Complete step-by-step solution:
The vertices of the given polygon is $A\left( {2,5} \right),B\left( {7,1} \right),C\left( {3, - 4} \right),D\left( { - 2,3} \right)$
Now we find the distance of the sides by using distance formula$ \Rightarrow \sqrt {{{\left( {{x_2} - {x_1}} \right)}^2} + {{\left( {{y_2} - {y_1}} \right)}^2}} $
Here we have putting the value one by one and we get,
$AB = \sqrt {{{\left( {7 - 2} \right)}^2} + {{\left( {1 - 5} \right)}^2}} = \sqrt {{5^2} + {{( - 4)}^2}} = \sqrt {25 + 16} = \sqrt {41} \approx 6.4$
Then,
$BC = \sqrt {{{\left( {3 - 7} \right)}^2} + {{\left( { - 4 - 1} \right)}^2}} = \sqrt {{{( - 4)}^2} + {{( - 5)}^2}} = \sqrt {16 + 25} = \sqrt {41} \approx 6.4$
Then,
$CD = \sqrt {{{\left( { - 2 - 3} \right)}^2} + {{\left( {3 + 4} \right)}^2}} = \sqrt {{{( - 5)}^2} + {{(7)}^2}} = \sqrt {25 + 49} = \sqrt {74} \approx 8.6$
Then,
$AD = \sqrt {{{\left( { - 2 - 2} \right)}^2} + {{\left( {3 - 5} \right)}^2}} = \sqrt {{{( - 4)}^2} + {{( - 2)}^2}} = \sqrt {16 + 4} = \sqrt {20} \approx 4.47$
Then,
$AC = \sqrt {{{\left( {3 - 2} \right)}^2} + {{\left( { - 4 - 5} \right)}^2}} = \sqrt {{1^2} + {{( - 9)}^2}} = \sqrt {1 + 81} = \sqrt {82} \approx 9.06$
Now find the area of two triangle we find the first triangle $\Delta ABC = \sqrt {s\left( {s - a} \right)\left( {s - b} \right)\left( {s - c} \right)} $where $s = \dfrac{{a + b + c}}{2}$here $a = AB = 6.4,\,\,b = BC = 6.4,\,\,c = AC = 9.06$
Substitute into the formula and add them and divided by $2$ we get,
$ \Rightarrow s = \dfrac{{6.4 + 6.4 + 9.06}}{2} = 10.93$
$\Delta ABC = \sqrt {10.93\left( {10.93 - 6.4} \right)\left( {10.93 - 6.4} \right)\left( {10.93 - 9.06} \right)} $
Simplifying and we get approximate value,
$ \approx 20.48$
Now for find the area of the second triangle$\Delta ADC = \sqrt {s\left( {s - a} \right)\left( {s - b} \right)\left( {s - c} \right)} $ we get,
Now $s = \dfrac{{a + d + c}}{2}$ here $a = AD = 4.47,\,\,b = CD = 8.6,\,\,c = AC = 9.06$ substitute into the formula and
Add them and divided by $2$ we get,
\[s = \dfrac{{4.47 + 8.6 + 9.06}}{2} = 11.065\]

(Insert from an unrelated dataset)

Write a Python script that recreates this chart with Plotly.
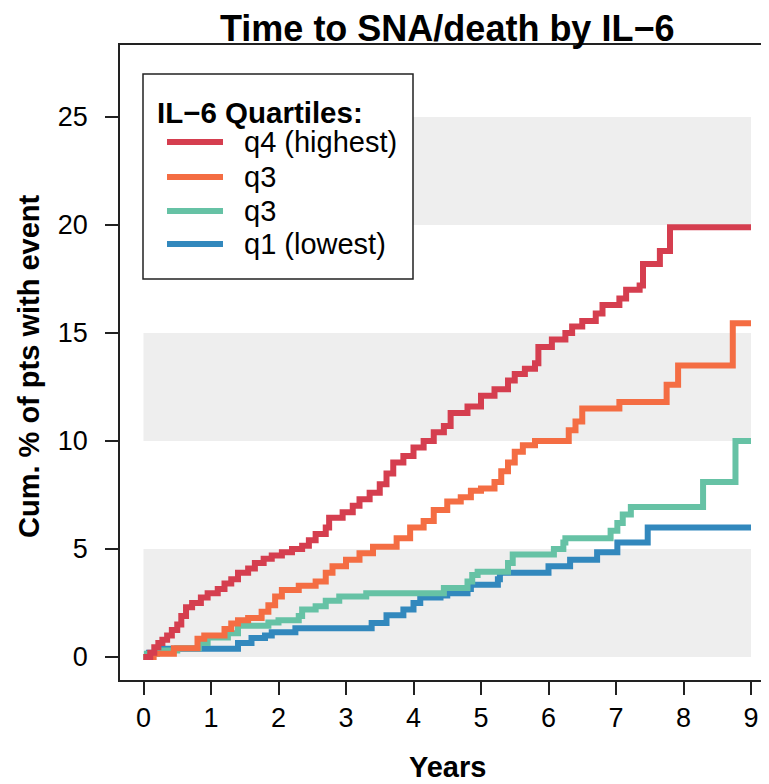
import plotly.graph_objects as go

# ---------------- data ----------------
q4_t = [0, 0.1, 0.16, 0.22, 0.28, 0.35, 0.42, 0.5, 0.56, 0.63, 0.72, 0.85, 0.95, 1.1, 1.2, 1.3,
        1.4, 1.55, 1.65, 1.78, 1.9, 2.05, 2.2, 2.35, 2.45, 2.55, 2.7, 2.75, 2.95, 3.1, 3.2, 3.35,
        3.5, 3.6, 3.7, 3.85, 4.0, 4.15, 4.3, 4.45, 4.55, 4.8, 5.0, 5.2, 5.4, 5.5, 5.65, 5.8, 5.85,
        6.05, 6.25, 6.35, 6.5, 6.7, 6.8, 7.05, 7.15, 7.35, 7.4, 7.65, 7.8, 9.0]
q4_v = [0, 0.2, 0.45, 0.65, 0.8, 1.0, 1.25, 1.5, 1.9, 2.3, 2.5, 2.75, 2.95, 3.15, 3.4, 3.6,
        3.9, 4.1, 4.35, 4.55, 4.7, 4.85, 5.0, 5.15, 5.4, 5.7, 6.0, 6.45, 6.7, 7.0, 7.3, 7.6,
        8.0, 8.5, 9.0, 9.3, 9.7, 10.0, 10.4, 10.7, 11.3, 11.6, 12.1, 12.4, 12.8, 13.1, 13.35, 13.6, 14.35,
        14.7, 15.0, 15.3, 15.55, 15.9, 16.3, 16.6, 17.0, 17.2, 18.2, 18.8, 19.9, 19.9]

q3a_t = [0, 0.15, 0.45, 0.8, 0.9, 1.2, 1.3, 1.4, 1.55, 1.75, 1.85, 1.95, 2.05, 2.3, 2.55, 2.7,
         2.8, 3.0, 3.2, 3.4, 3.75, 3.95, 4.15, 4.3, 4.5, 4.7, 4.85, 5.0, 5.2, 5.3, 5.4, 5.5,
         5.62, 5.8, 6.3, 6.4, 6.5, 7.05, 7.75, 7.92, 8.73, 9.0]
q3a_v = [0, 0.15, 0.4, 0.85, 1.0, 1.3, 1.55, 1.7, 1.8, 2.1, 2.4, 2.8, 3.1, 3.3, 3.5, 3.9,
         4.2, 4.5, 4.8, 5.1, 5.5, 6.0, 6.3, 6.8, 7.2, 7.4, 7.7, 7.8, 8.1, 8.6, 9.0, 9.5,
         9.8, 10.0, 10.5, 10.9, 11.5, 11.8, 12.6, 13.5, 15.45, 15.45]

q3b_t = [0, 0.05, 0.2, 0.5, 0.82, 0.95, 1.25, 1.4, 1.85, 2.0, 2.3, 2.35, 2.55, 2.7, 2.9, 3.3,
         4.45, 4.8, 4.87, 4.95, 5.4, 5.47, 6.08, 6.22, 6.25, 6.92, 7.02, 7.1, 7.22, 8.29, 8.77, 9.0]
q3b_v = [0, 0.15, 0.3, 0.4, 0.65, 0.9, 1.1, 1.45, 1.6, 1.7, 1.9, 2.2, 2.35, 2.6, 2.8, 2.95,
         3.2, 3.5, 3.8, 3.95, 4.35, 4.75, 5.0, 5.3, 5.5, 5.85, 6.2, 6.6, 6.95, 8.1, 10.0, 10.0]

q1_t = [0, 0.08, 0.2, 1.4, 1.6, 1.8, 1.9, 2.25, 3.38, 3.6, 3.85, 4.0, 4.1, 4.4, 4.5, 4.8,
        4.85, 5.25, 5.28, 6.0, 6.32, 6.72, 7.02, 7.47, 9.0]
q1_v = [0, 0.2, 0.38, 0.65, 0.88, 1.0, 1.15, 1.33, 1.57, 1.93, 2.2, 2.5, 2.75, 2.85, 2.95, 3.15,
        3.35, 3.6, 3.9, 4.2, 4.5, 4.85, 5.3, 6.0, 6.0]

series_names = ["q4 (highest)", "q3", "q3", "q1 (lowest)"]
series_colors = ["#D53E4F", "#F46D43", "#66C2A5", "#3288BD"]
series_t = [q4_t, q3a_t, q3b_t, q1_t]
series_v = [q4_v, q3a_v, q3b_v, q1_v]

x_ticks = [0, 1, 2, 3, 4, 5, 6, 7, 8, 9]
y_ticks = [0, 5, 10, 15, 20, 25]
band_ranges = [(0, 5), (10, 15), (20, 25)]
band_x = (0, 9)

title_text = "Time to SNA/death by IL\u22126"
legend_title = "IL\u22126 Quartiles:"

# ---------------- layout geometry ----------------
# the page body adds an 8px offset; positions below are in window pixels
OFF = 8
W, H = 769, 784
ML, MT, MR, MB = 120 - OFF, 45 - OFF, OFF, H - (680 - OFF)
PW = W - ML - MR
PH = H - MT - MB
FONT = "Liberation Sans, Arial, Helvetica, sans-serif"


def px_x(px):
    return (px - OFF - ML) / PW


def px_y(py):
    return (H - MB - (py - OFF)) / PH


fig = go.Figure()

# draw order: blue, green, orange, red on top
for i in [3, 2, 1, 0]:
    fig.add_trace(go.Scatter(
        x=series_t[i], y=series_v[i], mode="lines", name=series_names[i],
        line=dict(color=series_colors[i], width=6, shape="hv"),
        showlegend=False, hoverinfo="x+y+name"))

shapes = []
for lo, hi in band_ranges:
    shapes.append(dict(type="rect", xref="x", yref="y", x0=band_x[0], x1=band_x[1],
                       y0=lo, y1=hi, fillcolor="#EEEEEE", line=dict(width=0), layer="below"))

# manual legend
lx0, ly0, lx1, ly1 = 143, 74, 413, 279
shapes.append(dict(type="rect", xref="paper", yref="paper", x0=px_x(lx0), x1=px_x(lx1),
                   y0=px_y(ly1), y1=px_y(ly0), fillcolor="white",
                   line=dict(color="#222222", width=1.5), layer="above"))
annotations = [dict(text="<b>" + legend_title + "</b>", xref="paper", yref="paper",
                    x=px_x(155), y=px_y(112), xanchor="left", yanchor="middle",
                    showarrow=False, font=dict(size=29.5, color="black", family=FONT))]
item_y = [142, 177, 211, 244]
for i in range(4):
    shapes.append(dict(type="line", xref="paper", yref="paper", x0=px_x(167), x1=px_x(223),
                       y0=px_y(item_y[i]), y1=px_y(item_y[i]),
                       line=dict(color=series_colors[i], width=6), layer="above"))
    annotations.append(dict(text=series_names[i], xref="paper", yref="paper",
                            x=px_x(242), y=px_y(item_y[i]), xanchor="left", yanchor="middle",
                            showarrow=False, font=dict(size=29, color="black", family=FONT)))

# axis titles
annotations.append(dict(text="<b>Years</b>", xref="paper", yref="paper",
                        x=px_x(447), y=px_y(767), xanchor="center", yanchor="middle",
                        showarrow=False, font=dict(size=29, color="black", family=FONT)))
annotations.append(dict(text="<b>Cum. % of pts with event</b>", xref="paper", yref="paper",
                        x=px_x(29), y=px_y(366), xanchor="center", yanchor="middle",
                        textangle=-90, showarrow=False,
                        font=dict(size=29, color="black", family=FONT)))

# title as annotation, anchored to the top edge of the figure
annotations.append(dict(text="<b>" + title_text + "</b>", xref="paper", yref="paper",
                        x=px_x(447), y=px_y(8), xanchor="center", yanchor="top",
                        borderpad=0, borderwidth=0, showarrow=False,
                        font=dict(size=36, color="black", family=FONT)))

fig.update_layout(
    width=W, height=H,
    margin=dict(l=ML, r=MR, t=MT, b=MB, pad=0),
    paper_bgcolor="white", plot_bgcolor="white",
    font=dict(family=FONT, color="black"),
    shapes=shapes, annotations=annotations, showlegend=False,
)

xpp = 67.5
x0_px = 143.5
fig.update_xaxes(
    range=[-(x0_px - OFF - ML) / xpp, -(x0_px - OFF - ML) / xpp + PW / xpp],
    tickmode="array", tickvals=x_ticks, ticktext=[str(v) for v in x_ticks],
    ticks="outside", ticklen=13, tickwidth=1.5, tickcolor="#222222",
    showline=True, linecolor="#222222", linewidth=1.5, mirror=True,
    showgrid=False, zeroline=False,
    tickfont=dict(size=27, color="black", family=FONT), ticklabelstandoff=0,
)

ypp = 21.6
y0_px = 657
plot_bottom = H - MB
fig.update_yaxes(
    range=[-(plot_bottom - (y0_px - OFF)) / ypp, -(plot_bottom - (y0_px - OFF)) / ypp + PH / ypp],
    tickmode="array", tickvals=y_ticks, ticktext=[str(v) for v in y_ticks],
    ticks="outside", ticklen=13, tickwidth=1.5, tickcolor="#222222",
    showline=True, linecolor="#222222", linewidth=1.5,
    showgrid=False, zeroline=False,
    tickfont=dict(size=27, color="black", family=FONT), ticklabelstandoff=12,
)

fig.write_html("out.html")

$\Delta ADC = \sqrt {11.065\left( {11.065 - 4.47} \right)\left( {11.065 - 8.6} \right)\left( {11.065 - 9.06} \right)} $
Simplifying and we get approximate value,
$ \approx 19$
Now the area of the polygon $ABCD = $ Area of $\Delta ABC + $Area of $\Delta ADC$

Therefore we get, Area of $ABCD = 20.48 + 19 = 39.48$square units.

Note: We can also use the formula for finding the area of the polygon here our polygon is quadrilateral so we use the formula $\dfrac{1}{2}\left\{ {\left( {{x_1}{y_2} + {x_2}{y_3} + {x_3}{y_1} + {x_4}{y_1}} \right) - \left( {{x_2}{y_1} + {x_3}{y_2} + {x_1}{y_3} + {x_1}{y_4}} \right)} \right\}$
Here the vertices are$\left( {2,5} \right),\left( {7,1} \right),\left( {3, - 4} \right),\left( { - 2,3} \right)$
$ \Rightarrow \dfrac{1}{2}\left\{ {\left( {2(1) + 7( - 4) + 3(5) + ( - 2)(5)} \right) - \left( {7(5) + 3(1) + 2( - 4) + 2(3)} \right)} \right\}$
On simplify the term and we get,
$ \Rightarrow \dfrac{1}{2}\left\{ {\left( {2 - 28 + 15 - 10} \right) - \left( {35 + 3 - 8 + 6} \right)} \right\}$
On adding the term and we get,
$ \Rightarrow \dfrac{1}{2}\left\{ { - 21 - 26} \right\}$
On adding the term and we get
$ \Rightarrow \dfrac{1}{2}\left\{ { - 47} \right\}$
Let us divide the term and we get,
$ \Rightarrow - 23.5$
Here area is not in negative sign so we take$\left| { - 23.5} \right| = 23.5$. This solution varies from our main solution because our main solution is finding approximately. This formula is used to find the exact solution.